Lexington, KY - My son called the other night to ask what I remembered about a family camping trip through New England years ago. We pieced his memories and mine together and came up with a passable record of that adventure, in which we froze in Vermont, baked in Maine and did Plymouth, Lexington and Boston in one day, including the Freedom Walk.
There is nothing many of us old guys like better than having someone ask us to do something like that. Memory about things in the past may be better than memory about things in more recent times. People my age, and even younger, begin to have annoying little lapses.
We go into a room and can't remember why we did. We misplace things, like car keys. For me, the most vexing problem is sometimes being unable to call up the word I want to use. (For instance, I couldn't think of "vex" for a few minutes.)
I recently re-read Annie Dillard's detailed "An American Childhood," about the same time I was reading a book that should have been titled "Jung for Dummies." How we gradually become fully aware and awake interested me -
a little bit at this age, and then a little more and a little more until, as Dillard wrote: "Children 10 years old wake and find themselves here, discover themselves to have been here all along...They wake like sleepwalkers, in full stride."
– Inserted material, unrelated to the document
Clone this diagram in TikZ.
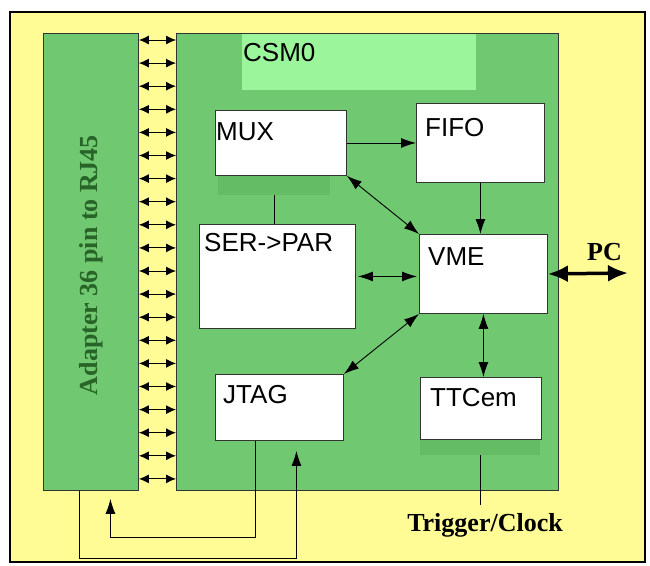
\documentclass[tikz,border=0pt]{standalone}
\usepackage{fontspec}
\setmainfont{Liberation Serif}
\setsansfont{Liberation Sans}
\usetikzlibrary{arrows.meta}

\definecolor{bgyellow}{RGB}{255,252,150}
\definecolor{boardgreen}{RGB}{112,200,112}
\definecolor{headgreen}{RGB}{155,245,155}
\definecolor{shadegreen}{RGB}{100,188,100}
\definecolor{textgreen}{RGB}{40,100,40}

\tikzset{
  board/.style={draw=black!80, line width=0.9pt, fill=boardgreen, anchor=north west, inner sep=0},
  blk/.style={draw=black!80, line width=0.9pt, fill=white, anchor=north west, inner sep=0},
  shade/.style={fill=shadegreen, anchor=north west, inner sep=0},
  lbl/.style={anchor=north west, inner sep=0, font=\sffamily\fontsize{26}{30}\selectfont},
  tag/.style={inner sep=0, font=\bfseries\fontsize{26}{30}\selectfont},
  pinarr/.style={{Latex[length=10pt,width=9pt]}-{Latex[length=10pt,width=9pt]}, line width=1pt},
  arr/.style={-{Latex[length=15pt,width=10pt]}, line width=0.9pt},
  darr/.style={{Latex[length=15pt,width=10pt]}-{Latex[length=15pt,width=10pt]}, line width=0.9pt},
  bigarr/.style={{Latex[length=20pt,width=17pt]}-{Latex[length=20pt,width=17pt]}, line width=3.5pt}
}

\begin{document}
\begin{tikzpicture}[x=1pt,y=-1pt]
\useasboundingbox (0,0) rectangle (650,565);
\draw[line width=2.5pt, fill=bgyellow] (10,12) rectangle (645,562);

% boards
\node[board, minimum width=95, minimum height=457] (adapter) at (43,33) {};
\node[board, minimum width=382, minimum height=457] (csm) at (176,33) {};
\fill[headgreen] (242,34) rectangle (476,90);
\node[lbl] (csmlbl) at (243,43) {CSM0};
\node[tag, rotate=90, text=textgreen] (adaptlbl) at (91,265) {Adapter 36 pin to RJ45};

% pins
\foreach \i [evaluate=\i as \dy using 7+23.1*\i] in {0,...,19}
  \draw[pinarr] ([yshift=-\dy]adapter.north east) -- ([yshift=-\dy]csm.north west);

% blocks
\node[shade, minimum width=112, minimum height=20] (muxsh) at (218,175) {};
\node[shade, minimum width=120, minimum height=16] (ttcsh) at (420,439) {};
\node[blk, minimum width=131, minimum height=65] (mux) at (215,110) {};
\node[blk, minimum width=128, minimum height=79] (fifo) at (416,103) {};
\node[blk, minimum width=156, minimum height=104] (serpar) at (199,224) {};
\node[blk, minimum width=128, minimum height=79] (vme) at (419,234) {};
\node[blk, minimum width=128, minimum height=66] (jtag) at (215,374) {};
\node[blk, minimum width=121, minimum height=62] (ttc) at (420,377) {};

\node[lbl] (muxlbl) at (216,122) {MUX};
\node[lbl] (fifolbl) at (425,118) {FIFO};
\node[lbl] (serlbl) at (204,233) {SER->PAR};
\node[lbl] (vmelbl) at (428,247) {VME};
\node[lbl] (jtaglbl) at (223,385) {JTAG};
\node[lbl] (ttclbl) at (430,388) {TTCem};

\node[tag, anchor=north west] (pclbl) at (587,243) {PC};
\node[tag, anchor=north, outer sep=8pt] (trig) at (485,505) {Trigger/Clock};
\coordinate (pcend) at (628,273);

% links
\draw[arr] (mux) -- (fifo);
\draw[darr] (mux.south east) -- (vme.north west);
\draw[arr] (fifo.south) -- (fifo.south |- vme.north);
\draw (muxsh.south) -- (muxsh.south |- serpar.north);
\draw[darr, shorten <=2pt, shorten >=2pt] (serpar.east) -- (serpar.east -| vme.west);
\draw[bigarr] (vme.east) -- (pcend);
\draw[darr] (vme.south west) -- (jtag.north east);
\draw[darr] (vme.south) -- (vme.south |- ttc.north);
\draw (ttcsh.south) -- (ttcsh.south |- trig.north);

% jtag loops
\draw[arr] ([xshift=-24]jtag.south) |- ([xshift=19.5,yshift=-47]adapter.south)
  -- ([xshift=19.5,yshift=-8]adapter.south);
\draw[arr] ([xshift=-11.5]adapter.south) |- ([xshift=17,yshift=-118]jtag.south)
  -- ([xshift=17,yshift=-10]jtag.south);
\end{tikzpicture}
\end{document}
As she grew up and realized that things passed, that there were losses and leavings, she determined she would remember everything: "I would go through life like a plankton net. I would trap and keep every teacher's funny remark, every face on the street, every microscopic alga's sway, every conversation, configuration of leaves, every dream, and every scrap of overhead cloud...
"Some days I felt an urgent responsibility to each change of light outside the sunporch windows. Who would remember any of it, any of this our time, and the wind thrashing the buckeye limbs outside? Somebody had to do it, somebody had to hang on to the days with teeth and fists or the whole show had been in vain. That it was impossible never entered my reckoning."
But it is. Twenty-some years ago I drove east across the country from San Diego, and neglected to take a camera for the trip. I determined to remember the scenes I would have photographed. There were four of them. One was a huge rock balanced on a ledge in the Grand Canyon as if it were in a process of falling that had started eons ago. A second was a man carrying a big cross along I-40 in New Mexico. A third was a black curtain of storm descending over Arkansas. I've forgotten the fourth.
Maybe I'll remember it one day. But what if instead of remembering number four, I forget number three? Well, I can live without it, but I will be poorer.
There's an e-mail quiz that makes the rounds, asking you to tell things like what's your favorite color, favorite food. Then it asks, what's your greatest fear, and many answer, losing my memory. What happens if I lose my memory? Will I be me? Will I be lost? What will become of me?
Christine Fleming Heffner offers an answer in her poem "Meditation on Psalm 88" -
When I lose my way
God will come another road, and reach me.
When I grope in the land of forgetfulness.
God will remember me.
When I no longer know who I am,
God will call me by name.
When Darkness is my only companion
memories and old prayers will be stars
and in time, or beyond it,
someone will be sent, bringing a lamp.